The USDA, FSIS and FDA have the potential to regulate cell-cultured products and provide additional clarity to consumers. Here’s how:
- The USDA and FSIS should oversee the labeling and safety of cell-cultured products.
- The FDA should manage the technical safety of the cell-culturing technology used to create these products and determine whether the results of this technology are or are not approved food additives.
Furthermore, the NCC has outlined six agency recommendations regarding cell-cultured ‘meat’ product labeling:
- FSIS should establish a codified standard of identity for these products;
- A term such as ‘cell-cultured’ should be included in the product name on the label;
- Cell-cultured products should not be allowed to use defined parts terms, such as ‘wing,’ ‘leg’ or ‘breast;’
- FSIS should require full sketch approval at least until the agency finalizes applicable regulations;
- FSIS should work with regulatory partners to ensure that retailers and restaurants also use appropriate terminology when referring to these products; and
- FSIS should conduct consumer research to understand how consumers view these products.

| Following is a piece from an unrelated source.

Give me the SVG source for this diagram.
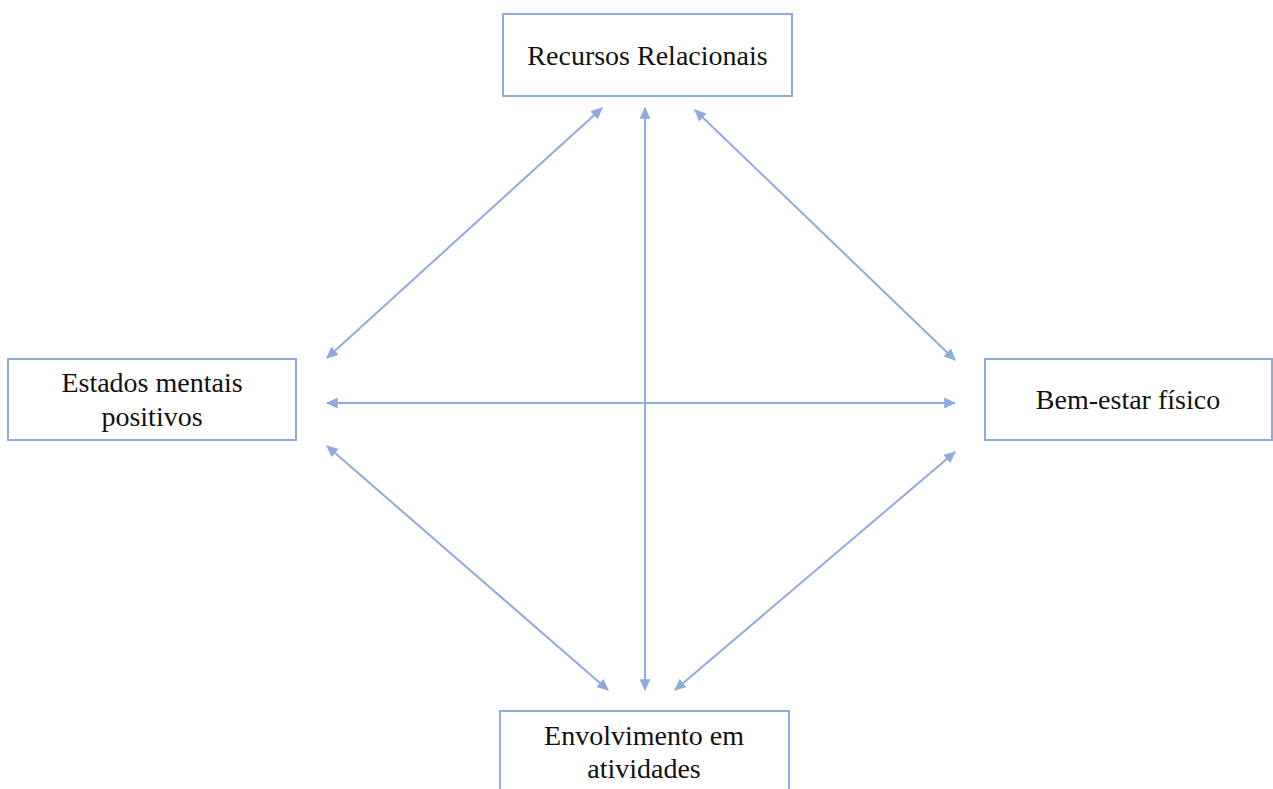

Read the full NCC cell-cultured ‘meat’ comments here.
What will be the future of plant-based ‘chicken’ and cell-cultured ‘meat’? While it’s unlikely these chicken alternatives will go away anytime soon, consumers deserve access to clear and accurate product labeling, so they can make easy, informed purchase decisions at the store.
*These findings are derived from an online survey of a nationally representative sample of 1,164 American consumers, including 767 individuals who regularly eat meat, 352 flexitarians, 125 vegetarians and 75 vegans, that was fielded between April 27 and May 8, 2022 at the 95% confidence level with a margin of error of +/-3.1%.